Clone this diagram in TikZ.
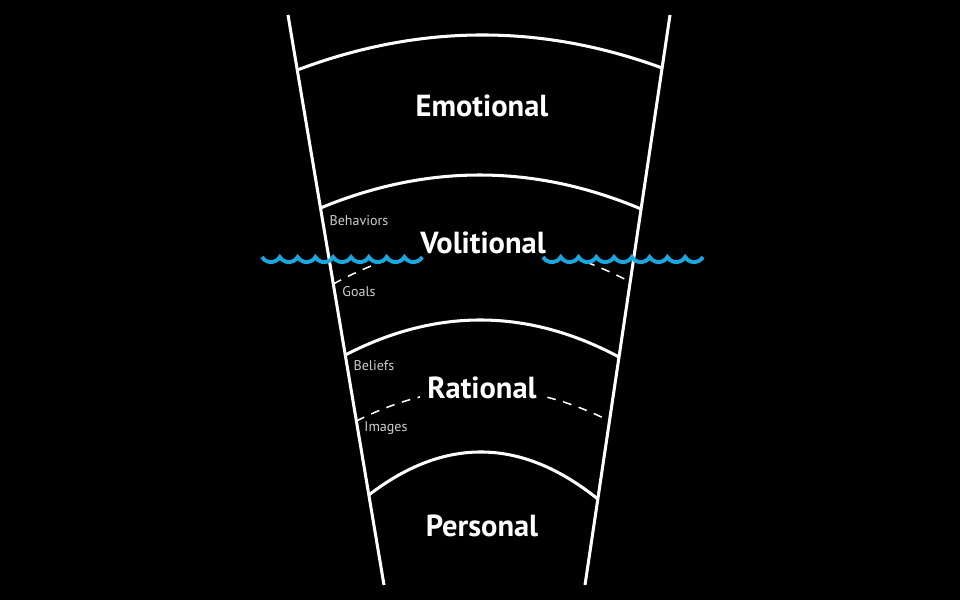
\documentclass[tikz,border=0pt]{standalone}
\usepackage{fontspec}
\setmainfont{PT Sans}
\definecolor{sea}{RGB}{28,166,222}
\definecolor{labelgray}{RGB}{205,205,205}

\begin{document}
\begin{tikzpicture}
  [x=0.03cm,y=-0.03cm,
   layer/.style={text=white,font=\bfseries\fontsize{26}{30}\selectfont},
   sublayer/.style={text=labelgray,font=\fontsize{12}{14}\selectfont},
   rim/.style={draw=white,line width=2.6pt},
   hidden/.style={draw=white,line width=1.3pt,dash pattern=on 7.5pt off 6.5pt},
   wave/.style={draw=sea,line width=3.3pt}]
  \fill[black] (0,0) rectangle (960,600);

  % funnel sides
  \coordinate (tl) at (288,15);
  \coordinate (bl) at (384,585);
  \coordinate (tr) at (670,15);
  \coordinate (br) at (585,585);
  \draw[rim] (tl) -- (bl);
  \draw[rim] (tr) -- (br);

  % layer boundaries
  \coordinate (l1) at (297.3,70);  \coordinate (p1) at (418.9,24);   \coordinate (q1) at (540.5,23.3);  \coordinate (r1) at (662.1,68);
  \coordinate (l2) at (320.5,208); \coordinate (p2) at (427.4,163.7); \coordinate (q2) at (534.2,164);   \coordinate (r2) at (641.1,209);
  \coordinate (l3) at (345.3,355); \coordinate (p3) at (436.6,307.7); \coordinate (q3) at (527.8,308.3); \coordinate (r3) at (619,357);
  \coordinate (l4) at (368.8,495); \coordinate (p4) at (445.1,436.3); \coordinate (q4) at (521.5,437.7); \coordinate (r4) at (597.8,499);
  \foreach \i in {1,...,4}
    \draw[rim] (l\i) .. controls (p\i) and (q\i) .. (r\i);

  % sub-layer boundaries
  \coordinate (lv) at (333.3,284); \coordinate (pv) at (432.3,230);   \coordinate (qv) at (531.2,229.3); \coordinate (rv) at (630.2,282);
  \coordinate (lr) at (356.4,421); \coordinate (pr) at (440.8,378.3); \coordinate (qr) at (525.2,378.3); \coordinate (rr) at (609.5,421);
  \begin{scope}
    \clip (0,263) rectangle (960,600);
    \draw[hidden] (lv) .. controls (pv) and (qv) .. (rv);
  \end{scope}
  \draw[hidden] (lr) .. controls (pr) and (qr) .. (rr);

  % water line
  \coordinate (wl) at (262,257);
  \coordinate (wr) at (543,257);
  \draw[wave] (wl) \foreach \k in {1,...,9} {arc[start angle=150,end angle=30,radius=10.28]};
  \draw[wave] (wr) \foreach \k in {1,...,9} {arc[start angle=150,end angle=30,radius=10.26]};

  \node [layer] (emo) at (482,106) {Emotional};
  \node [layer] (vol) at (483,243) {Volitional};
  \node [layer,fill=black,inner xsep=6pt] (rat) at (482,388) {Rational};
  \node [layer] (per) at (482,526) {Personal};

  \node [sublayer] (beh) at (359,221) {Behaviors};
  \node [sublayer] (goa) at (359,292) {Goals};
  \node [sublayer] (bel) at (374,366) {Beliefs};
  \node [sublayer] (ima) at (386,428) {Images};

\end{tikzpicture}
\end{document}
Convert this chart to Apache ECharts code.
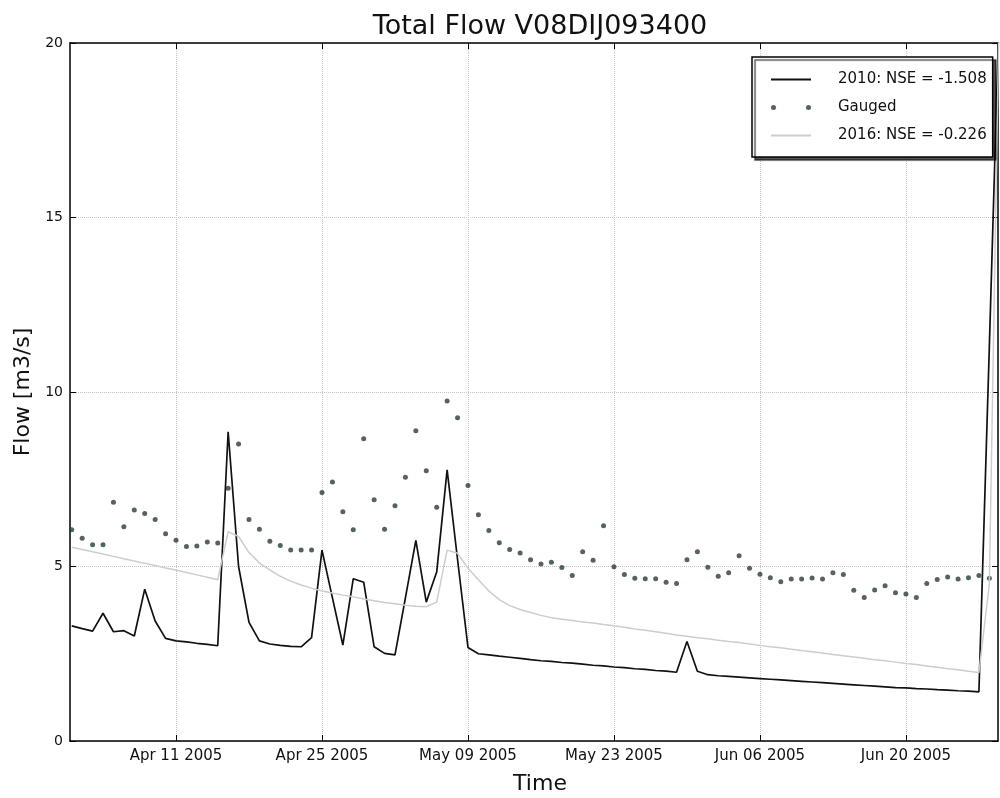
+++
* [Exercise objective]:
All lines holding the word "this" should be picked out and copied.

* [Task result]:
Clone this diagram in TikZ.
Convert this chart to Apache ECharts code.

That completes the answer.